Yoon posted her first over-par round of the championship, undone early by four bogeys in the first six holes and an outward 39. She still leads the field in birdies with 17, which says plenty about her ceiling and just enough about the volatility underneath it.
She will play in the final group in the final round of a major for the first time. That is a grand opportunity, provided one’s hands, feet and internal organs remain on speaking terms.
If Yoon wins, she would become a Rolex First-Time Winner and a major champion on the LPGA Tour. She would also continue a strong Korean theme at this championship, with the Republic of Korea already well represented in the modern history of the event.
Korda Is Four Back, Which Is Not The Same As Gone
Nelly Korda’s third-round 71 left her at 7-under, tied sixth and four off the lead. For most players, that position would require a small miracle and possibly a weather event. For Korda, it is merely a dangerous distance.
Her Saturday, however, came with irritation attached. The culprit was not difficult to identify.
“What do you think?”
Putting was the answer, and the numbers were not flattering. Korda has made just 7 of 11 putts from between three and five feet, ranking 65th among the 68 players who made the weekend.
A missed birdie attempt from inside three feet at the 16th stung. A three-putt bogey at the par-3 17th did not improve the mood. Afterwards, she headed to the putting green and spoke with her sister Jessica, a scene that looked less like a crisis meeting and more like two elite golfers trying to locate the missing screw in a very expensive machine.
Still, Korda remains deeply relevant. She began the week seven back after round one, was six behind through 36 holes, and is now four off the lead. That is movement, even if it has come with a few grimaces.
“It feels the same (as her come-from-behind win at the recent U.S. Women’s Open). Yeah, I’m always wanting to be in the hunt, so I feel honestly the exact same.”
The history is still there, hovering politely but persistently. A Korda victory would bring a third consecutive major championship in 2026, joining Inbee Park in 2013 and Babe Zaharias in 1950 as players to win the first three majors of a season. It would also secure the Rolex ANNIKA Major Award and move her to the 27-point threshold required for LPGA Hall of Fame induction.
Not bad for someone who spent Saturday muttering at short putts.
The Korean Charge At Hazeltine
Ryu’s pursuit of a first major comes with several layers of significance. Victory would make her the latest player to claim the KPMG Women’s PGA Championship as a first major title, following Amy Yang in 2024.

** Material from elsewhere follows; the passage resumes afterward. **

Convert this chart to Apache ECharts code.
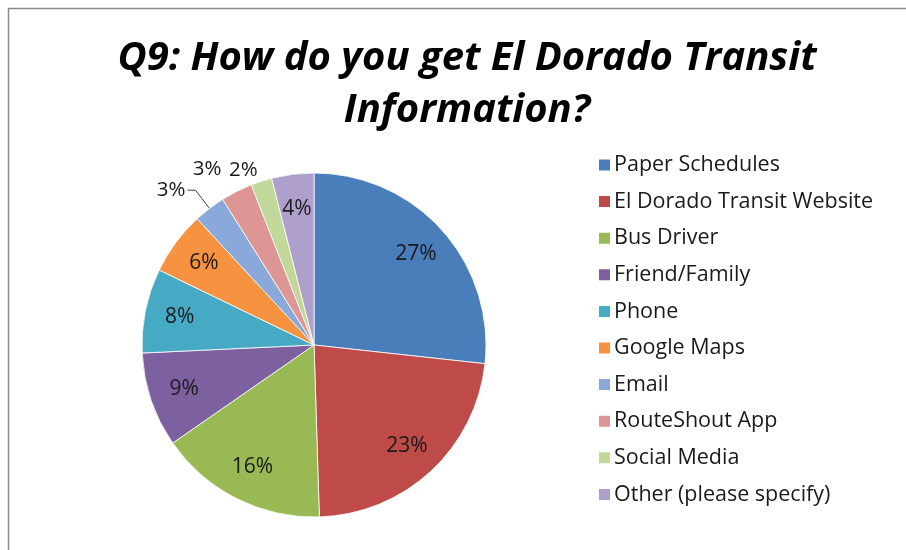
<!DOCTYPE html>
<html>
<head>
<meta charset="utf-8">
<script src="https://cdn.jsdelivr.net/npm/echarts@6/dist/echarts.min.js"></script>
<style>
html,body{margin:0;padding:0;background:#fff;}
#main{width:906px;height:550px;}
</style>
</head>
<body>
<div id="main"></div>
<script>
var categories = ['Paper Schedules','El Dorado Transit Website','Bus Driver','Friend/Family','Phone','Google Maps','Email','RouteShout App','Social Media','Other (please specify)'];
var values = [27, 23, 16, 9, 8, 6, 3, 3, 2, 4];
var colors = ['#4A7EBB','#BE4B48','#98B954','#7D60A0','#46AAC5','#F69240','#8AA8DA','#DE9694','#C1D89A','#AE9FCB'];

var chart = echarts.init(document.getElementById('main'));

var pieData = categories.map(function(n, i){
  return {name: n, value: values[i], itemStyle: {color: colors[i]}};
});

var outsideCfg = {
  6: {length: 23, length2: 8, showLine: true, dist: 2},
  7: {length: 25, length2: 4, showLine: false, dist: 0},
  8: {length: 12, length2: 0, showLine: false, dist: 0}
};

var labelData = categories.map(function(n, i){
  var d = {name: n, value: values[i], itemStyle: {color: 'rgba(0,0,0,0)'}};
  if (outsideCfg[i]) {
    d.label = {position: 'outside', distanceToLabelLine: outsideCfg[i].dist, fontSize: 20.5};
    d.labelLine = {show: true, length: outsideCfg[i].length, length2: outsideCfg[i].length2,
      lineStyle: {color: outsideCfg[i].showLine ? '#404040' : 'rgba(0,0,0,0)', width: 1}};
  }
  return d;
});

chart.setOption({
  animation: false,
  title: {
    text: 'Q9: How do you get El Dorado Transit\nInformation?',
    left: 462, top: 28, textAlign: 'center',
    textStyle: {fontFamily: 'Open Sans', fontSize: 40, fontWeight: 'bold', fontStyle: 'italic', color: '#000', lineHeight: 52}
  },
  legend: {
    orient: 'vertical', left: 592, top: 149,
    itemWidth: 13, itemHeight: 13, itemGap: 14.6,
    icon: 'rect',
    data: categories,
    textStyle: {fontFamily: 'Open Sans', fontSize: 21.5, color: '#1a1a1a', padding: [0,0,0,-2]},
    selectedMode: false
  },
  graphic: [{
    type: 'rect', silent: true, z: -1,
    shape: {x: 8.5, y: 8.5, width: 1000, height: 1000},
    style: {fill: 'none', stroke: '#8a8a8a', lineWidth: 1.5}
  }],
  series: [{
    type: 'pie',
    center: [314, 345], radius: [0, 172],
    startAngle: 90, clockwise: true,
    silent: true,
    label: {show: false}, labelLine: {show: false},
    itemStyle: {borderColor: '#fff', borderWidth: 0.8},
    data: pieData
  }, {
    type: 'pie',
    center: [314, 345], radius: [96, 172],
    startAngle: 90, clockwise: true,
    silent: true, avoidLabelOverlap: false,
    label: {show: true, position: 'inside', formatter: '{c}%', fontFamily: 'Open Sans', fontSize: 21, color: '#1a1a1a'},
    labelLine: {show: false},
    data: labelData
  }]
});
</script>
</body>
</html>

It would also make Ryu the 21st player from the Republic of Korea to win a major championship and continue her streak of winning in each of her first four seasons on the LPGA Tour.
The wider context is equally compelling. Ryu entered the week ranked No. 12 in the Rolex Rankings, with three LPGA Tour wins, 30 career top-10 finishes and $6.6 million in official career earnings. She won the 2023 Louise Suggs Rookie of the Year Award, has five KLPGA victories, and has not finished outside the top 15 in her last four LPGA Tour starts.
In short, this is not a bolt from nowhere. It is a very good player arriving exactly where her form suggested she might, albeit by taking the scenic route from 10 shots back after Thursday.
Hazeltine Has One More Say
Major championships are rarely won by the player with the neatest narrative. They are won by the player who can make a committed swing when the pulse is doing riverdance.
Ryu has the lead and the best ball-striking numbers. Henderson has the steadiness, the experience and the scent of history. Yoon has the birdie power and the chance to learn quickly. Korda has the aura, the pedigree and the unresolved business of a putter that may yet wake up in a filthy mood.
Angel Yin withdrew before the third round because of illness, reducing the field but not the intrigue.
Sunday at Hazeltine now has everything required: a first-time major hopeful, a Canadian champion chasing a decade-old echo, a world No. 1 still lurking, and a golf course ready to turn the volume up.
Ryu may start the final round in front, but this leaderboard has teeth. And by late afternoon, someone is going to find out whether they are holding a trophy or just a very expensive lesson.